Modern China proves us right: those who can afford it now live in China in Western style without regard for Feng Shui! This alone should give food for thought to anyone who is fascinated by Feng Shui ! If the Chinese themselves no longer pay attention to it, then for Europe and the USA it will just be a fashion trend, something new that we want to try out, but not a must that will significantly improve our lives.

So the question should not be: How can I use Feng Shui to add a Chinese touch to my Western home décor, but rather: How can I redesign my home so that I feel really comfortable in it?

Every person has a certain energy level. Their home is adapted to this. As soon as his personal energy changes, his interest in changing his living space also grows. To improve personal perception, a yoga course, pranayama (breathing and concentration exercises) and energy training(Kundalini Yoga) are much better suited than a stack of books on Feng Shui or a seminar on the complicated astrology of the Chinese, the flying stars, dragons, turtles etc. The knowledge of Western astrology, which has developed over 1000 years and is based on Arabic astrology, is much closer to us than the Chinese calculations on the same subject.

The study of elaborate ideological systems such as the genuine teachings of Feng Shui from a particular school and a particular master hardly lead to an improvement in one’s own intuition.

If you want to learn these teachings, you have to memorize a wealth of individual symbols, practically the basics of the Chinese language, combined with an almost endless list of conditions, cross-references and exceptions. This is even more time-consuming than European astrology and numerology.

Of course you can do that. Anyone who enjoys this kind of thing should go ahead and do it! But please bear in mind that any kind of intellectual study tends to distance us from our own intuition and never brings us closer to it!

The more so-called facts you have to study in order to understand and apply the complicated Feng Shui charts, the more you are guaranteed to get away from your own way of thinking. In the end, you may even believe it, because anyone who has to go to great lengths to learn such a system is ultimately impressed with themselves and their academic achievements!

It’s great what an effort it takes to understand how a Chinese Feng Shui master puts on a big show, only to give a simple instruction at the end, e.g. to put up a trellis wall so that you no longer have to look at your neighbor’s compost heap from your own terrace, or at an annoying neon sign 50 m away on a house.

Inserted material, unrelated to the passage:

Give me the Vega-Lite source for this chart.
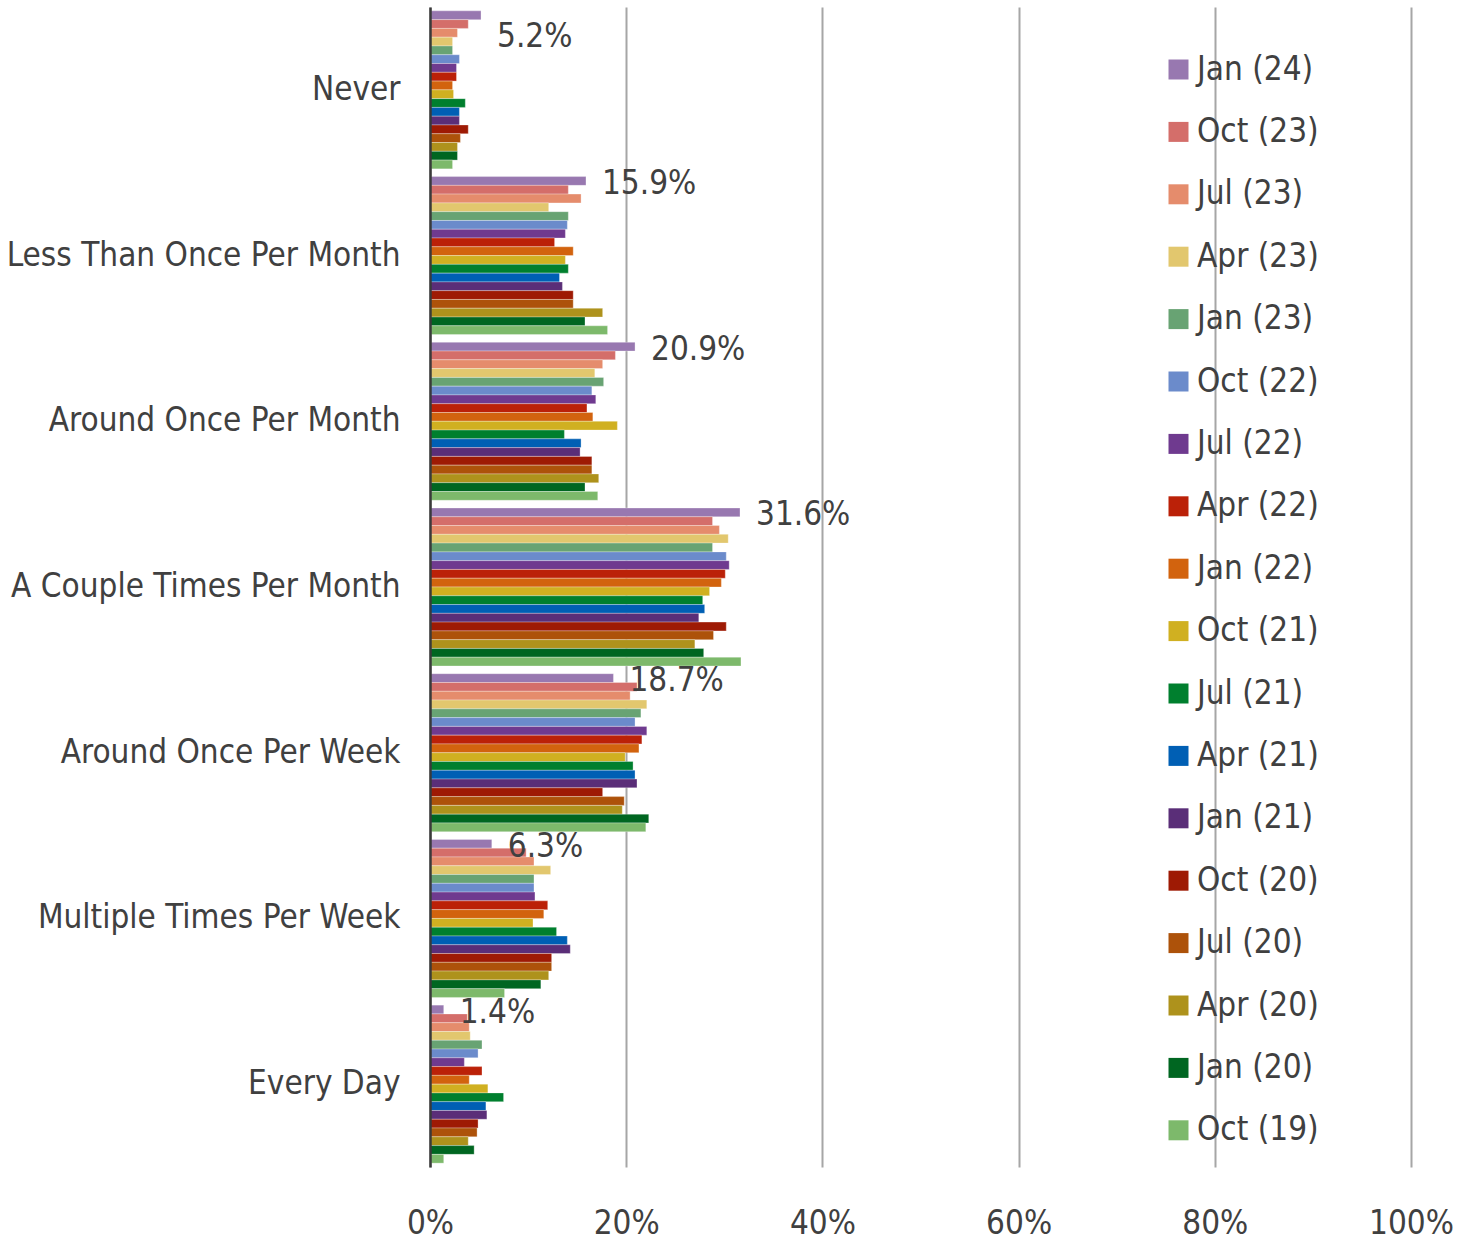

Of course, it is right to take measures to conceal unpleasant things, but this can be done much more quickly and effectively if we encourage our intuition and simply pay attention to our personal feelings!

In my opinion, the aim should be for the individual to be well informed and versatile, to develop and train his or her sensitive perceptions so that he or she is able to shape his or her own premises or home according to his or her inner needs.

Of course, anything you personally like is allowed! Everyone has free will and should make good use of it!

If you would like to design your home according to Chinese patterns, you are welcome to do so. Perhaps you are the reincarnation of a Chinese person and will get a feeling of home with such furnishings. But I suspect that most Western Europeans prefer a different style. I have often been impressed by Chinese items. The Chinese are excellent craftsmen and artists, but when I bought a lamp, for example, and wanted to hang it up, it was such a foreign body in my European-style apartment that I removed it again. These Chinese cultural objects really do have a remarkable aura, and you should be very careful with them!